En la transición a la democracia, Raúl Alfonsín convocó al Tercer Movimiento Histórico exaltando la “reinvención de la política”, la democracia participativa, la defensa de los derechos humanos, la ética de la solidaridad. La fórmula política quedó legitimada por la Corte de Jorge Bacqué a través de fallos, todavía recientes, sobre defensa de la democracia, resolución de la crisis militar, garantías a la seguridad jurídica y vigencia de las libertades.
¿Cómo reconvenir a esta Corte “menemista”, según dicen, hasta ayer en franca rebeldía? Aunque ahora toda predicción es vana, creemos que los registros del pasado debieron consultarse para ser contextualizados en el presente.
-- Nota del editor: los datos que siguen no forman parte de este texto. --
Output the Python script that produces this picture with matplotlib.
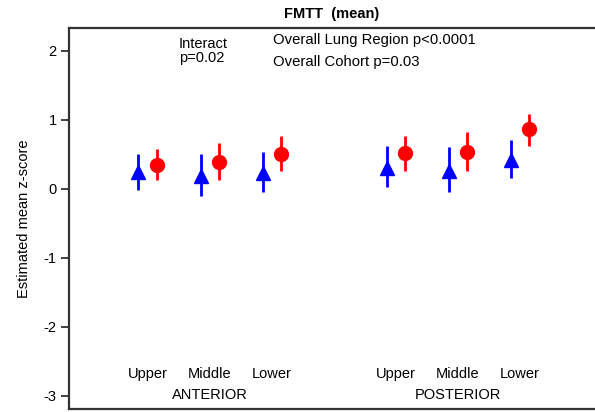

Al asociar los datos de la historia con el fracasado juicio político – amenaza, por un lado, y “chantaje”, por el otro-, nada mejor que ventilar el saber académico y sacudir la mente de los políticos, marcando la diferencia entre el “desempeño del cargo” y la “conducta de los jueces”:
* En nombre de la experiencia judicial, se sostiene que los jueces “hablan por sus sentencias” y aplican sin excepción el “principio de legalidad”. Si esto es así, los legisladores no debieron poner la mira en el “mal desempeño del cargo”, cosa que los llevó por camino seguro al estrepitoso fracaso.
* La Constitución habilita, en forma indirecta, la remoción por mala conducta cuando los jueces que transitan por los repliegues del poder quedan pegados a maniobras inconfesables, sumisiones genuflexas, maridajes espurios.
La remoción por mala conducta, con corrupción incluida, debió ser la vía por seguir para llevar adelante una investigación en la que estuvieron clavados los ojos de la Nación y respecto de la cual resultaba difícil aportar pruebas. Pero los legisladores lo descubrieron muy tarde, y el resultado salta a la vista: fue una oportunidad malograda, o una “patriada alocada”, que pasará al desván de la historia con el aplauso de unos y el desencanto de otros.